Objective —
Return verbatim everything from the first line through the line that contains "ticks_c = [-20, -10, 0, 10]", and stop there.

Stored records —
◇ ◇ ◇
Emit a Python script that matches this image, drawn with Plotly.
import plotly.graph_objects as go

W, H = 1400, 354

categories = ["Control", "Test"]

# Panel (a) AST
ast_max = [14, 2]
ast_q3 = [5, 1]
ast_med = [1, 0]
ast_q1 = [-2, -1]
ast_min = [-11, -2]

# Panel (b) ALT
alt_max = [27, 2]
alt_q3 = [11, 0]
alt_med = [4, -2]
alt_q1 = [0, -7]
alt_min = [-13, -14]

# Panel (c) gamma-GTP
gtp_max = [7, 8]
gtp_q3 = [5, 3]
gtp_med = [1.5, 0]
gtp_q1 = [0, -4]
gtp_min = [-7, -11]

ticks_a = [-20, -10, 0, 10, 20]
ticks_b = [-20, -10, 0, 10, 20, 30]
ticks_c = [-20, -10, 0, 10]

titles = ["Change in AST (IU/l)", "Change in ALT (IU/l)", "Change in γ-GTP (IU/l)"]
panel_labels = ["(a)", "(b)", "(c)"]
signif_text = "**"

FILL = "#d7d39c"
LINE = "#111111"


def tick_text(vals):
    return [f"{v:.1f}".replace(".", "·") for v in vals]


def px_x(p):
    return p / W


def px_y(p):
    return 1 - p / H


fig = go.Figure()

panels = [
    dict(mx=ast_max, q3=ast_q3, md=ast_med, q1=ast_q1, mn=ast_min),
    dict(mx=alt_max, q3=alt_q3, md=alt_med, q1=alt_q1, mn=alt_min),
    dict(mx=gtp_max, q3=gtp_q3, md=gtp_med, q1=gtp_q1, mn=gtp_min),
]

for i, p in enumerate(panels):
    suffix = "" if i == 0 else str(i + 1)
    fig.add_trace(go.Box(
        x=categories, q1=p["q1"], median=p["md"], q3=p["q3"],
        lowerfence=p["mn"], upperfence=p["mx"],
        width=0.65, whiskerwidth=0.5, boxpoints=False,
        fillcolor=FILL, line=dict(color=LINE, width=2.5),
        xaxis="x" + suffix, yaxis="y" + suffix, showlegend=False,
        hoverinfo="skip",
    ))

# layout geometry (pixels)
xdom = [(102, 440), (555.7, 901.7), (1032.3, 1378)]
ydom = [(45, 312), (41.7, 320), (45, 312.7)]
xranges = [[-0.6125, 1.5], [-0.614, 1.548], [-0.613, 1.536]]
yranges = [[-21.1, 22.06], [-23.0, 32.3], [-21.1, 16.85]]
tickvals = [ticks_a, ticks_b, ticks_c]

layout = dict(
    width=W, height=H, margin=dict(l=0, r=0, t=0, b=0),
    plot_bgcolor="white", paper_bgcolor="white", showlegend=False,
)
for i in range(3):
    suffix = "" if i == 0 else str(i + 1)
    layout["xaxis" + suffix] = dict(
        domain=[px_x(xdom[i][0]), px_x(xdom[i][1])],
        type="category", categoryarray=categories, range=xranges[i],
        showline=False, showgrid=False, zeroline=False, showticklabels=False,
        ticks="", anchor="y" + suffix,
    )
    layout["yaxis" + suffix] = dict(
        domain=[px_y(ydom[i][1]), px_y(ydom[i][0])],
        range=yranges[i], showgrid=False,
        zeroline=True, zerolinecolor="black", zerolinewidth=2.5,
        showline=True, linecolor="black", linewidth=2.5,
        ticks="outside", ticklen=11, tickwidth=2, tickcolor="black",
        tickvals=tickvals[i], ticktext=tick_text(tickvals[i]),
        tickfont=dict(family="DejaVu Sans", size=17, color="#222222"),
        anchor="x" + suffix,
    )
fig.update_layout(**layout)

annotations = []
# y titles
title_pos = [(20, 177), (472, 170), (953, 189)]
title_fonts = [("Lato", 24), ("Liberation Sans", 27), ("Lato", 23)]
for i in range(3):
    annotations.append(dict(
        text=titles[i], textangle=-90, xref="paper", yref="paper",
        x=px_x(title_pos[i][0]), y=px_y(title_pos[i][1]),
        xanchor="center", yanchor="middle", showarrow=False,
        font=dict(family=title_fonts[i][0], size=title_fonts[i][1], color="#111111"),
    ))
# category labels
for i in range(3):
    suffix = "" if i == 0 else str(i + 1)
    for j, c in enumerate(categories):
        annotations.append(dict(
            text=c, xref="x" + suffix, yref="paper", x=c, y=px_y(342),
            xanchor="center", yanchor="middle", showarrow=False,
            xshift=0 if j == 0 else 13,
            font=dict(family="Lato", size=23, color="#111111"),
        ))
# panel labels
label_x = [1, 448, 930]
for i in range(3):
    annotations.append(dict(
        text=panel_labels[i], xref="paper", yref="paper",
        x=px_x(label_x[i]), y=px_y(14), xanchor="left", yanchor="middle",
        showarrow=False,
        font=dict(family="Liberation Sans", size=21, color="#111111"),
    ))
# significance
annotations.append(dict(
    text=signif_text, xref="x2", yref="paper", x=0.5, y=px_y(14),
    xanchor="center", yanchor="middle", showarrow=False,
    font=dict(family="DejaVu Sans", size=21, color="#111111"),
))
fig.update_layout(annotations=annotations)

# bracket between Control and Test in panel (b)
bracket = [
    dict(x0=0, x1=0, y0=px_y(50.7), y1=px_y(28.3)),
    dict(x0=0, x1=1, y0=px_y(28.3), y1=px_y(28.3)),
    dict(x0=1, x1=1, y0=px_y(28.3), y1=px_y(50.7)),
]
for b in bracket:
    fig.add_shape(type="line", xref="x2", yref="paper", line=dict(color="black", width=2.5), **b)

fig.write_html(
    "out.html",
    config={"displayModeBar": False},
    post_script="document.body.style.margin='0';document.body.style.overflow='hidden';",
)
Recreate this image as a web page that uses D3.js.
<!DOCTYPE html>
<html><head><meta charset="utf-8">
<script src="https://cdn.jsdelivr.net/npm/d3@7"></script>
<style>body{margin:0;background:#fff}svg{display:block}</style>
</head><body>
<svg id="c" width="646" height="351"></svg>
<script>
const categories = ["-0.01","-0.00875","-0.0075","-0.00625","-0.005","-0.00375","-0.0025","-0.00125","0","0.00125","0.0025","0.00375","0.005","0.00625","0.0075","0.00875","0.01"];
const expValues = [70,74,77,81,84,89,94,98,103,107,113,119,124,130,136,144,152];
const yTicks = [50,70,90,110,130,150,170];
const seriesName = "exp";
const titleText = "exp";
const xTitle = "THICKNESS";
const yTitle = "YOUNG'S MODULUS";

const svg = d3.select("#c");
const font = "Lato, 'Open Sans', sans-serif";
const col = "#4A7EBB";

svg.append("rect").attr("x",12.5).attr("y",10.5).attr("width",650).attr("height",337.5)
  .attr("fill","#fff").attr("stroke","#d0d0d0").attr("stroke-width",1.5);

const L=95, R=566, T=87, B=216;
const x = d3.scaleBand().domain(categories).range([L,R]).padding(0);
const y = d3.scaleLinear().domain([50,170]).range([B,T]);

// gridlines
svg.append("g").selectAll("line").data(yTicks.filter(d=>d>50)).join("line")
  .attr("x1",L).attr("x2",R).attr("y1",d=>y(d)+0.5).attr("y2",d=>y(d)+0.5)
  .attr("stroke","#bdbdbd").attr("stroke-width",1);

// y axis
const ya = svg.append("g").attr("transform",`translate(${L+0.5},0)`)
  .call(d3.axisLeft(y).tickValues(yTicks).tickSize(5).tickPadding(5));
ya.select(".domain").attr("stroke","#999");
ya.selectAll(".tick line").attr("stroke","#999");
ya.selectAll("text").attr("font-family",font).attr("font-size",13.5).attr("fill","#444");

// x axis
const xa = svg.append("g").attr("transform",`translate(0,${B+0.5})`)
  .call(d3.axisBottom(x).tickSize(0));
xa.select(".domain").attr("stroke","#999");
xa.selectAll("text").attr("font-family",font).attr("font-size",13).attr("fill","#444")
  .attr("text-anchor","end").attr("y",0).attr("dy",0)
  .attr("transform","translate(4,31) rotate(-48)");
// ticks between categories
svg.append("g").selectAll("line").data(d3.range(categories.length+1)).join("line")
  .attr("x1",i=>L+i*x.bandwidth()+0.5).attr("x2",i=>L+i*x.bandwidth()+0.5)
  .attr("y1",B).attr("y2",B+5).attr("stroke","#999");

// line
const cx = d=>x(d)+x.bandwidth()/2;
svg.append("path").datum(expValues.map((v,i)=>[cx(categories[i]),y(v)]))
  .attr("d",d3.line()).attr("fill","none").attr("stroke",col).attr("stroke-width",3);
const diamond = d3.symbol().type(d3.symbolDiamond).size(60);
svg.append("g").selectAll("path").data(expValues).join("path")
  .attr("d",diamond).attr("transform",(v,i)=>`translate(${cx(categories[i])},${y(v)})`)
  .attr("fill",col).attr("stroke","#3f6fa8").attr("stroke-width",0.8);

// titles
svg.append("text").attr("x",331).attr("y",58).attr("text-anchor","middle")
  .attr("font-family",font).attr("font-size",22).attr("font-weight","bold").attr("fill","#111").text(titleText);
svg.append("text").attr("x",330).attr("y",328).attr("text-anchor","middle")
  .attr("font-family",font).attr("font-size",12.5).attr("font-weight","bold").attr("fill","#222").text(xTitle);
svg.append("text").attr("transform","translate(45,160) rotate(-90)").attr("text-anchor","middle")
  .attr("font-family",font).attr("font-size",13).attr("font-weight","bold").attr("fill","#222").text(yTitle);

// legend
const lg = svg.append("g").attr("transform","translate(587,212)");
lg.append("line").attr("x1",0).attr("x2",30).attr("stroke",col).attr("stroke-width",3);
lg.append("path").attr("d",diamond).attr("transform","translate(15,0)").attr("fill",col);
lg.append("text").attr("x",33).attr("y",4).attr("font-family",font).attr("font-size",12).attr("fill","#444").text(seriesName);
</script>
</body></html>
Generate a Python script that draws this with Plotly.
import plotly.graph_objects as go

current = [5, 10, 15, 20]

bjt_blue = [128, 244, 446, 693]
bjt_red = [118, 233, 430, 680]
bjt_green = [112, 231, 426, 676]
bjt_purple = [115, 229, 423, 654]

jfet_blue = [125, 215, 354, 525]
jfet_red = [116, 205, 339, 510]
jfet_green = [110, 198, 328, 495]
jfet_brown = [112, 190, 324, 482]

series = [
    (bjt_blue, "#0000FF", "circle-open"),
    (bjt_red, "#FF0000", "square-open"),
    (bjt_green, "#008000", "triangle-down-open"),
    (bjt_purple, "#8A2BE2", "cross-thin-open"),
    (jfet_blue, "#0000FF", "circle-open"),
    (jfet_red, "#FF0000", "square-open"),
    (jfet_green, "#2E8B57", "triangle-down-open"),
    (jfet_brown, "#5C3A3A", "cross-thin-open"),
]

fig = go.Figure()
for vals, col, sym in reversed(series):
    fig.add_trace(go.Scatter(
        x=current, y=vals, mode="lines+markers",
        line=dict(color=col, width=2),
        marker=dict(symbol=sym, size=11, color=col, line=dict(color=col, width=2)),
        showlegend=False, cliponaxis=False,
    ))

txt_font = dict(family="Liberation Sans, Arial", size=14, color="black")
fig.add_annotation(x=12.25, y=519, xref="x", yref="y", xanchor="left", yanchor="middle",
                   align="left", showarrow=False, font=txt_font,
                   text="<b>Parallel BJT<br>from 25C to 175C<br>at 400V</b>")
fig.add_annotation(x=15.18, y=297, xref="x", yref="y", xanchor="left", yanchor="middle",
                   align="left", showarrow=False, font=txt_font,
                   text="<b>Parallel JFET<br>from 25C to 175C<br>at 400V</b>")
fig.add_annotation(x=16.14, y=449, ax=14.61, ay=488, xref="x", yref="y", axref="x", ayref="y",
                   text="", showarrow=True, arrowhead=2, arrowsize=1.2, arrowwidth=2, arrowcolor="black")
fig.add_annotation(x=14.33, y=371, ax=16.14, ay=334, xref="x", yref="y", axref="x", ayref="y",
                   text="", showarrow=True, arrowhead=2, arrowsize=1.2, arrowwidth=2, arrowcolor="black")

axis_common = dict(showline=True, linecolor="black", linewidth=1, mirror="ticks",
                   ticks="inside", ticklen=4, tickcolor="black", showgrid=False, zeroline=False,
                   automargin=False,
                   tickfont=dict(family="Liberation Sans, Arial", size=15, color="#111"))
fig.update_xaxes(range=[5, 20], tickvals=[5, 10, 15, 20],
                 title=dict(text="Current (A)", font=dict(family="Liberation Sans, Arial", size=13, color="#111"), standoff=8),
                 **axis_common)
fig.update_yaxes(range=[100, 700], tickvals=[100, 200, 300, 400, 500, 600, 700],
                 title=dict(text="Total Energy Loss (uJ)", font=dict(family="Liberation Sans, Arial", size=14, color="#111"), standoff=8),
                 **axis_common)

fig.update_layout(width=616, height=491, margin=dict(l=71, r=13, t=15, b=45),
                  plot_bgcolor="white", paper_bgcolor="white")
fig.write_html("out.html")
◇ ◇ ◇
Output of the exercise —
Emit a Python script that matches this image, drawn with Plotly.
import plotly.graph_objects as go

W, H = 1400, 354

categories = ["Control", "Test"]

# Panel (a) AST
ast_max = [14, 2]
ast_q3 = [5, 1]
ast_med = [1, 0]
ast_q1 = [-2, -1]
ast_min = [-11, -2]

# Panel (b) ALT
alt_max = [27, 2]
alt_q3 = [11, 0]
alt_med = [4, -2]
alt_q1 = [0, -7]
alt_min = [-13, -14]

# Panel (c) gamma-GTP
gtp_max = [7, 8]
gtp_q3 = [5, 3]
gtp_med = [1.5, 0]
gtp_q1 = [0, -4]
gtp_min = [-7, -11]

ticks_a = [-20, -10, 0, 10, 20]
ticks_b = [-20, -10, 0, 10, 20, 30]
ticks_c = [-20, -10, 0, 10]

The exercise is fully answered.